In Hollywood, studios pin their hopes for a picture on a catchphrase, a snazzy poster and a big opening weekend. Keep it brief and punchy. Sell the sizzle and forget the steak altogether. No one embodies this philosophy more than Arnold Schwarzenegger, an actor whose idea of a monologue is, “I’ll be back.”

Coincidentally, over the past 20 years or so, those marketing experts whose bailiwick is the American political scene have taken interest in the approach by their Tinseltown brethren and have grown to understand the benefits of coaxing the electorate with canine commands. For instance, go to any campaign rally, watch as the candidate tells the audience, “Terrorism is bad,” and then count the nodding heads.

That is why Arnold is governor-elect of the Golden State today, and no amount of exploration into his character, qualifications or views on the issues could alter the course of history.

Power of advertising
I really only have been aware of two Arnolds in my lifetime, and both were in show business: Arnold Schwarzenegger and Arnold Ziffel from “Green Acres.” Until recently, only one was widely recognized as being a pig. That was before allegations surfaced days before the election that over the last 30 years or so Schwarzenegger treated womanhood as if it were a produce stand.

At least 15 women came forward and charged that Schwarzenegger groped, fondled and otherwise harassed them on movie sets over the course of his career as an actor. The allegations were chronicled in great detail in the Los Angeles Times about five days before the recall election. Such rumors had long swirled around Arnold, but no one had ever made these charges public for fear that Arnold was too powerful in Hollywood and would squash their careers.

So what was the reaction from our discerning voters? “Arnold good. L.A. Times bad.” Now, I think it’s safe to say that if I were at someone’s workplace and I reached over and grabbed a woman’s breast without an invitation, it would be received badly. I would probably have to find a bail bondsman, a lawyer and a new line of work. With Arnold, such repeated behavior — if true, and I can only go by Arnold’s own catchy admission, “Where there’s smoke, there’s fire” — thrust him into a comfortable lead in a hotly contested gubernatorial race in one of the country’s largest states that is mired in an unprecedented financial crisis.

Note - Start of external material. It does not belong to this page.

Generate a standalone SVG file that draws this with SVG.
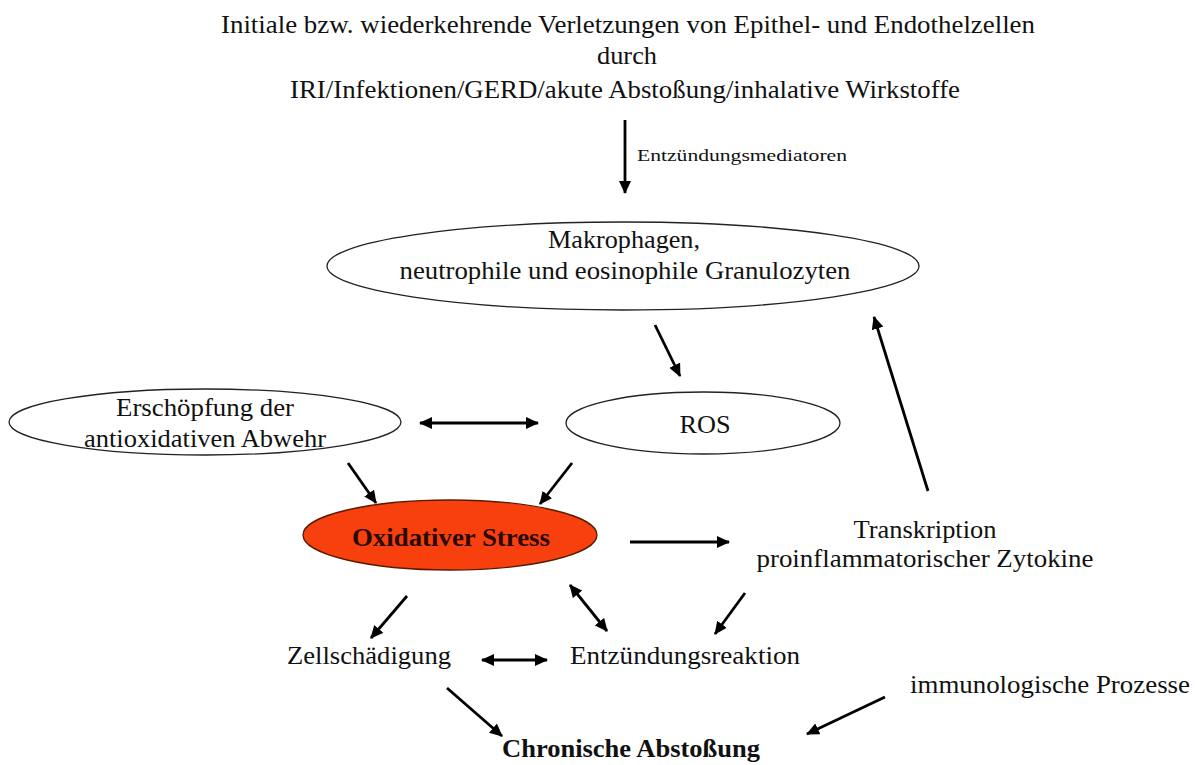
<svg xmlns="http://www.w3.org/2000/svg" width="1196" height="765" viewBox="0 0 1196 765" font-family="'Liberation Serif', 'Times New Roman', Times, serif">
<defs>
<style>
text{font-family:'Liberation Serif','Times New Roman',Times,serif;fill:#111;text-anchor:middle}
.t{font-size:25px}
.s{font-size:16px;text-anchor:start}
.b{font-weight:bold}
.e{fill:#fff;stroke:#222;stroke-width:1.3}
.c{stroke:#000;stroke-width:2.8;fill:none}
</style>
<marker id="ah" markerUnits="userSpaceOnUse" markerWidth="14" markerHeight="12" refX="12" refY="6" orient="auto-start-reverse">
<path d="M0,0 L13,6 L0,12 Z" fill="#000"/>
</marker>
</defs>
<rect width="1196" height="765" fill="#fff"/>

<g id="top">
<text class="t" x="628" y="33" textLength="814" lengthAdjust="spacingAndGlyphs">Initiale bzw. wiederkehrende Verletzungen von Epithel- und Endothelzellen</text>
<text class="t" x="627" y="64" textLength="60" lengthAdjust="spacingAndGlyphs">durch</text>
<text class="t" x="625" y="98" textLength="670" lengthAdjust="spacingAndGlyphs">IRI/Infektionen/GERD/akute Abstoßung/inhalative Wirkstoffe</text>
</g>

<g id="makrophagen">
<ellipse class="e" cx="623" cy="266" rx="296" ry="44"/>
<text class="t" x="624" y="248" textLength="152" lengthAdjust="spacingAndGlyphs">Makrophagen,</text>
<text class="t" x="625" y="279" textLength="451" lengthAdjust="spacingAndGlyphs">neutrophile und eosinophile Granulozyten</text>
</g>

<g id="ros">
<ellipse class="e" cx="703" cy="423" rx="137" ry="31"/>
<text class="t" x="705" y="433" textLength="51" lengthAdjust="spacingAndGlyphs">ROS</text>
</g>

<g id="erschoepfung">
<ellipse class="e" cx="205" cy="422" rx="196" ry="33"/>
<text class="t" x="205" y="416" textLength="178" lengthAdjust="spacingAndGlyphs">Erschöpfung der</text>
<text class="t" x="205" y="447" textLength="242" lengthAdjust="spacingAndGlyphs">antioxidativen Abwehr</text>
</g>

<g id="oxidativer-stress">
<ellipse cx="450" cy="535" rx="147" ry="35" fill="#f8400f" stroke="#5a1a00" stroke-width="1.3"/>
<text class="t b" x="451" y="546" textLength="198" lengthAdjust="spacingAndGlyphs" style="fill:#2a0a00">Oxidativer Stress</text>
</g>

<g id="transkription">
<text class="t" x="925" y="538" textLength="143" lengthAdjust="spacingAndGlyphs">Transkription</text>
<text class="t" x="925" y="567" textLength="337" lengthAdjust="spacingAndGlyphs">proinflammatorischer Zytokine</text>
</g>

<g id="zellschaedigung">
<text class="t" x="369" y="664" textLength="164" lengthAdjust="spacingAndGlyphs">Zellschädigung</text>
</g>

<g id="entzuendungsreaktion">
<text class="t" x="685" y="664" textLength="230" lengthAdjust="spacingAndGlyphs">Entzündungsreaktion</text>
</g>

<g id="immunologisch">
<text class="t" x="1050" y="693" textLength="280" lengthAdjust="spacingAndGlyphs">immunologische Prozesse</text>
</g>

<g id="chronisch">
<text class="t b" x="631" y="757" textLength="258" lengthAdjust="spacingAndGlyphs">Chronische Abstoßung</text>
</g>

<g id="connectors">
<line class="c" x1="625" y1="120" x2="625" y2="193" marker-end="url(#ah)"/>
<text class="s" x="637" y="161" textLength="210" lengthAdjust="spacingAndGlyphs">Entzündungsmediatoren</text>
<line class="c" x1="655" y1="325" x2="680" y2="376" marker-end="url(#ah)"/>
<line class="c" x1="420" y1="423" x2="538" y2="423" marker-start="url(#ah)" marker-end="url(#ah)"/>
<line class="c" x1="348" y1="463" x2="376" y2="503" marker-end="url(#ah)"/>
<line class="c" x1="572" y1="463" x2="540" y2="504" marker-end="url(#ah)"/>
<line class="c" x1="630" y1="542" x2="729" y2="542" marker-end="url(#ah)"/>
<line class="c" x1="928" y1="491" x2="874" y2="317" marker-end="url(#ah)"/>
<line class="c" x1="407" y1="596" x2="371" y2="638" marker-end="url(#ah)"/>
<line class="c" x1="570" y1="585" x2="607" y2="631" marker-start="url(#ah)" marker-end="url(#ah)"/>
<line class="c" x1="745" y1="593" x2="715" y2="634" marker-end="url(#ah)"/>
<line class="c" x1="482" y1="660" x2="547" y2="660" marker-start="url(#ah)" marker-end="url(#ah)"/>
<line class="c" x1="447" y1="688" x2="502" y2="736" marker-end="url(#ah)"/>
<line class="c" x1="885" y1="697" x2="807" y2="734" marker-end="url(#ah)"/>
</g>
</svg>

Ah, the power of advertising to the movie-going public.

Now, Gray Davis had the opposite problem. He may or may not have been a lousy leader, but it didn’t matter. He was perceived as one. What he should have done is color his hair, spend a few days in a tanning salon, get his scrawny self into a gym, and most important of all, turn complicated issues into easily digestible slogans.

He tripled the car tax, which angered citizens up and down the state. But if he had only said, “Tax the car, we’ll go far,” he would have opened big, and his act would have had legs.

Schwarzenegger refused to debate the other candidates in the race except one time, and only if he could have the questions in advance. Ordinarily, this might reflect a lack of understanding of the myriad issues that would confront a governor. But the voters gave him a pass, figuring that he’s a guy who appreciates a good script, and anyway, forcing Arnold to explain specifically how he expects to resolve the state’s $8 billion budget deficit without raising taxes would just needlessly complicate the storyline and delay his final confrontation with the villain.

Now that Schwarzenegger is governor, he is already working on streamlining his platform. Earlier, one of his most controversial stances — “We need more books for the children” — was deemed too cumbersome by his advisors, and thus was shortened to, “I lead. They read.” Now you can see where the state of California is headed.

Be warned, there are those within the state who believe that Arnold’s principal qualifications for the job — body-building, acting, womanizing - are woefully inadequate. There are already rumblings from his opponents of a “Recall Schwarzenegger” movement.

Rather than enraging the voting public by this, people are already lining up. You know how much fans of action movies love sequels.

Pass the popcorn. Let’s see our hero get out of this one.